Relevant FAQs of this case

What legal considerations apply when a business waives its right to assert defenses against an assignee?

A business must understand the terms of the waiver and the assignment agreement’s enforceability under applicable laws such as the UCC. It is essential that the waiver is made knowingly, for value, in good faith, and that the business is not coerced into waiving rights making such waivers voluntary and intentional.

  • For example: A company might sign a non-recourse factoring agreement where it waives the right to dispute the assignment of its invoices to a factor, even if its customers don’t pay those invoices.

Under what circumstances can a waiver of defenses be considered unconscionable?

A waiver may be deemed unconscionable if it involves a significant power imbalance between the parties, lacks meaningful choice, is one-sided or oppressive, or if one party lacks knowledge or understanding of the implications. Courts evaluate these factors at the time of contract formation.

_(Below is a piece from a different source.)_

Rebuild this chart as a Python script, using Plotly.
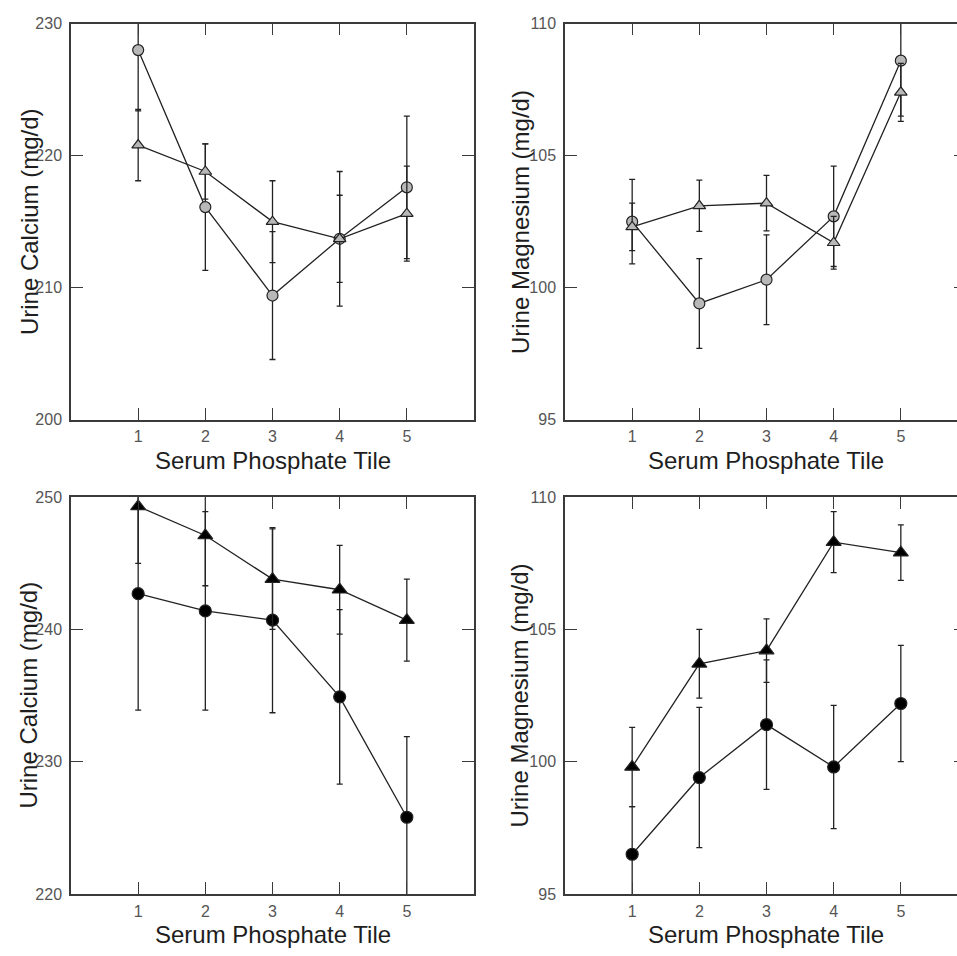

  • For example: If a small business is hurried into signing a contract with non-negotiable and harsh terms by a much larger corporation without adequate legal representation or opportunity to understand the terms.

How does good faith play a role in securing transactions, particularly in enforcing clauses waiving defenses?

Good faith ensures that all parties to the secured transaction act honestly and fairly. For an assignee to enforce a no-defenses clause, they must have taken assignment in good faith without knowledge of existing claims or defenses that may impair the contract’s validity.

  • For example: A bank could enforce a no-defensive-clause against a borrower if it was unaware of any fraud or misrepresentation between the original parties at the time of assignment.